##### Data excerpt #####

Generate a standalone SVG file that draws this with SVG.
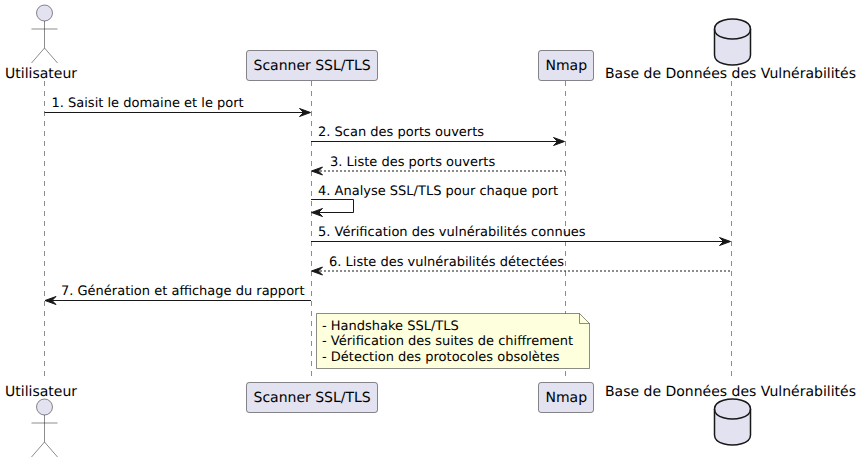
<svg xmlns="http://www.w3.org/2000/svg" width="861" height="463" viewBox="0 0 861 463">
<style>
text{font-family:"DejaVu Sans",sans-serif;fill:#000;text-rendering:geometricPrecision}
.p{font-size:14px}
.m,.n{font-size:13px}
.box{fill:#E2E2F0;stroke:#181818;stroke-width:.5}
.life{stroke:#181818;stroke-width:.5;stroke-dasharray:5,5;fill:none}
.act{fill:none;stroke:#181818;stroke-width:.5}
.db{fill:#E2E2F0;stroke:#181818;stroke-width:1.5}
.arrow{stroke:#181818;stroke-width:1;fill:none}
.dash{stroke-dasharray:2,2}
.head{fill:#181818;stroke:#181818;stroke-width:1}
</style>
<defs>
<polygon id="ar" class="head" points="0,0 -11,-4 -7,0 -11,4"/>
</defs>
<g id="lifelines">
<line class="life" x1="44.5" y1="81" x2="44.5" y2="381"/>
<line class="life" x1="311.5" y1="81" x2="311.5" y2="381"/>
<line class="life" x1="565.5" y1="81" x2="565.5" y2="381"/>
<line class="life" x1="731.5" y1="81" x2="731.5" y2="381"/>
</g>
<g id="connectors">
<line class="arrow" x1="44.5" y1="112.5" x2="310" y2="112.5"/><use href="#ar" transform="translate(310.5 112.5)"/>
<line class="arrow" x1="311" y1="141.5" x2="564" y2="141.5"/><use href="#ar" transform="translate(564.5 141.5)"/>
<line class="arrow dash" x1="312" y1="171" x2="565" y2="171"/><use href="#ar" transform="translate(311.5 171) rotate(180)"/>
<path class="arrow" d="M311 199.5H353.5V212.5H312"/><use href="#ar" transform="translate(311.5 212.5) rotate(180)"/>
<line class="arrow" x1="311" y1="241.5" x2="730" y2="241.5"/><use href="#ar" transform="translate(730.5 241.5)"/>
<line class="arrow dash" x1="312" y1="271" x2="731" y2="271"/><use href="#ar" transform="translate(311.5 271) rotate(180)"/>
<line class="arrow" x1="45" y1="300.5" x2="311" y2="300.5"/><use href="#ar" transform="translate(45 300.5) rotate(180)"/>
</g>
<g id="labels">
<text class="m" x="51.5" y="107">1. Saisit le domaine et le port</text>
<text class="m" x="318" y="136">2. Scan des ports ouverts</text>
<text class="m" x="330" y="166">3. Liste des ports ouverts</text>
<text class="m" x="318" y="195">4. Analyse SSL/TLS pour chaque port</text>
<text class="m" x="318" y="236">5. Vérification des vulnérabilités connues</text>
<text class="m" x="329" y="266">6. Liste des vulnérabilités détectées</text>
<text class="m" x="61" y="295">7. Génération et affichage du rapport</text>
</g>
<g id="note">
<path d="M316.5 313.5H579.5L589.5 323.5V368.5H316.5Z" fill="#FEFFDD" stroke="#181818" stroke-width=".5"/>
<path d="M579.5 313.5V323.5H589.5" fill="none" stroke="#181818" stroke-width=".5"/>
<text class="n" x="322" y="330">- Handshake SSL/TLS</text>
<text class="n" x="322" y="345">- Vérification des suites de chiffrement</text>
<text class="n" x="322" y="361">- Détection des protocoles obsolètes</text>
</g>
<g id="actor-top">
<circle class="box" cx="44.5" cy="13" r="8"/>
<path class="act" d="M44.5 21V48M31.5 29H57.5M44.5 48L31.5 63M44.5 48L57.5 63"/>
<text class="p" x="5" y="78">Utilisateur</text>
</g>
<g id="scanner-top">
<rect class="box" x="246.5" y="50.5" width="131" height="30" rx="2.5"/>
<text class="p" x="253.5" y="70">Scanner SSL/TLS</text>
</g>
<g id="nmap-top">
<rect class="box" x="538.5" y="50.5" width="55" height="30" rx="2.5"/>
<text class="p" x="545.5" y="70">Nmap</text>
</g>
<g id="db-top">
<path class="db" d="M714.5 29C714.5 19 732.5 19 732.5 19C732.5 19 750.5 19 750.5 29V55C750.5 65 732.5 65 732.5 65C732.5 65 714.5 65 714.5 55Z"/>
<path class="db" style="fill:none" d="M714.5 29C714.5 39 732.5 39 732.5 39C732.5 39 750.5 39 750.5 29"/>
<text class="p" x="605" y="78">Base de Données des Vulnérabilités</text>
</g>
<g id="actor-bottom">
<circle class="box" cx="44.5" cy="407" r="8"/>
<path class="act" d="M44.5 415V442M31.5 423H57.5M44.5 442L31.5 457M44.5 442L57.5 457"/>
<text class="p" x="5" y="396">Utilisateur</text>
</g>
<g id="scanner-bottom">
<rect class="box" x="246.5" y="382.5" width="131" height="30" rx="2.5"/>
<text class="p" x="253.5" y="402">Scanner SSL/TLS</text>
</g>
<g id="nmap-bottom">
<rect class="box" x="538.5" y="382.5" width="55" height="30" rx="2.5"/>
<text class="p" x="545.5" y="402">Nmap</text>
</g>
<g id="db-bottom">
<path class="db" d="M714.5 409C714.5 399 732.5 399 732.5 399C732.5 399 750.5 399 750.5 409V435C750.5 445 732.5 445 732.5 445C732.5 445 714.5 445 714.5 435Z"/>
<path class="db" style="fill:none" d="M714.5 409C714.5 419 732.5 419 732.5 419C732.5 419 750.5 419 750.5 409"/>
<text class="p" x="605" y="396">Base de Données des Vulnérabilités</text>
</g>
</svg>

#####

## What is needed
Give all the lines above again, character for character, without pictures.

## Expected output
Generate a standalone SVG file that draws this with SVG.
<svg xmlns="http://www.w3.org/2000/svg" width="861" height="463" viewBox="0 0 861 463">
<style>
text{font-family:"DejaVu Sans",sans-serif;fill:#000;text-rendering:geometricPrecision}
.p{font-size:14px}
.m,.n{font-size:13px}
.box{fill:#E2E2F0;stroke:#181818;stroke-width:.5}
.life{stroke:#181818;stroke-width:.5;stroke-dasharray:5,5;fill:none}
.act{fill:none;stroke:#181818;stroke-width:.5}
.db{fill:#E2E2F0;stroke:#181818;stroke-width:1.5}
.arrow{stroke:#181818;stroke-width:1;fill:none}
.dash{stroke-dasharray:2,2}
.head{fill:#181818;stroke:#181818;stroke-width:1}
</style>
<defs>
<polygon id="ar" class="head" points="0,0 -11,-4 -7,0 -11,4"/>
</defs>
<g id="lifelines">
<line class="life" x1="44.5" y1="81" x2="44.5" y2="381"/>
<line class="life" x1="311.5" y1="81" x2="311.5" y2="381"/>
<line class="life" x1="565.5" y1="81" x2="565.5" y2="381"/>
<line class="life" x1="731.5" y1="81" x2="731.5" y2="381"/>
</g>
<g id="connectors">
<line class="arrow" x1="44.5" y1="112.5" x2="310" y2="112.5"/><use href="#ar" transform="translate(310.5 112.5)"/>
<line class="arrow" x1="311" y1="141.5" x2="564" y2="141.5"/><use href="#ar" transform="translate(564.5 141.5)"/>
<line class="arrow dash" x1="312" y1="171" x2="565" y2="171"/><use href="#ar" transform="translate(311.5 171) rotate(180)"/>
<path class="arrow" d="M311 199.5H353.5V212.5H312"/><use href="#ar" transform="translate(311.5 212.5) rotate(180)"/>
<line class="arrow" x1="311" y1="241.5" x2="730" y2="241.5"/><use href="#ar" transform="translate(730.5 241.5)"/>
<line class="arrow dash" x1="312" y1="271" x2="731" y2="271"/><use href="#ar" transform="translate(311.5 271) rotate(180)"/>
<line class="arrow" x1="45" y1="300.5" x2="311" y2="300.5"/><use href="#ar" transform="translate(45 300.5) rotate(180)"/>
</g>
<g id="labels">
<text class="m" x="51.5" y="107">1. Saisit le domaine et le port</text>
<text class="m" x="318" y="136">2. Scan des ports ouverts</text>
<text class="m" x="330" y="166">3. Liste des ports ouverts</text>
<text class="m" x="318" y="195">4. Analyse SSL/TLS pour chaque port</text>
<text class="m" x="318" y="236">5. Vérification des vulnérabilités connues</text>
<text class="m" x="329" y="266">6. Liste des vulnérabilités détectées</text>
<text class="m" x="61" y="295">7. Génération et affichage du rapport</text>
</g>
<g id="note">
<path d="M316.5 313.5H579.5L589.5 323.5V368.5H316.5Z" fill="#FEFFDD" stroke="#181818" stroke-width=".5"/>
<path d="M579.5 313.5V323.5H589.5" fill="none" stroke="#181818" stroke-width=".5"/>
<text class="n" x="322" y="330">- Handshake SSL/TLS</text>
<text class="n" x="322" y="345">- Vérification des suites de chiffrement</text>
<text class="n" x="322" y="361">- Détection des protocoles obsolètes</text>
</g>
<g id="actor-top">
<circle class="box" cx="44.5" cy="13" r="8"/>
<path class="act" d="M44.5 21V48M31.5 29H57.5M44.5 48L31.5 63M44.5 48L57.5 63"/>
<text class="p" x="5" y="78">Utilisateur</text>
</g>
<g id="scanner-top">
<rect class="box" x="246.5" y="50.5" width="131" height="30" rx="2.5"/>
<text class="p" x="253.5" y="70">Scanner SSL/TLS</text>
</g>
<g id="nmap-top">
<rect class="box" x="538.5" y="50.5" width="55" height="30" rx="2.5"/>
<text class="p" x="545.5" y="70">Nmap</text>
</g>
<g id="db-top">
<path class="db" d="M714.5 29C714.5 19 732.5 19 732.5 19C732.5 19 750.5 19 750.5 29V55C750.5 65 732.5 65 732.5 65C732.5 65 714.5 65 714.5 55Z"/>
<path class="db" style="fill:none" d="M714.5 29C714.5 39 732.5 39 732.5 39C732.5 39 750.5 39 750.5 29"/>
<text class="p" x="605" y="78">Base de Données des Vulnérabilités</text>
</g>
<g id="actor-bottom">
<circle class="box" cx="44.5" cy="407" r="8"/>
<path class="act" d="M44.5 415V442M31.5 423H57.5M44.5 442L31.5 457M44.5 442L57.5 457"/>
<text class="p" x="5" y="396">Utilisateur</text>
</g>
<g id="scanner-bottom">
<rect class="box" x="246.5" y="382.5" width="131" height="30" rx="2.5"/>
<text class="p" x="253.5" y="402">Scanner SSL/TLS</text>
</g>
<g id="nmap-bottom">
<rect class="box" x="538.5" y="382.5" width="55" height="30" rx="2.5"/>
<text class="p" x="545.5" y="402">Nmap</text>
</g>
<g id="db-bottom">
<path class="db" d="M714.5 409C714.5 399 732.5 399 732.5 399C732.5 399 750.5 399 750.5 409V435C750.5 445 732.5 445 732.5 445C732.5 445 714.5 445 714.5 435Z"/>
<path class="db" style="fill:none" d="M714.5 409C714.5 419 732.5 419 732.5 419C732.5 419 750.5 419 750.5 409"/>
<text class="p" x="605" y="396">Base de Données des Vulnérabilités</text>
</g>
</svg>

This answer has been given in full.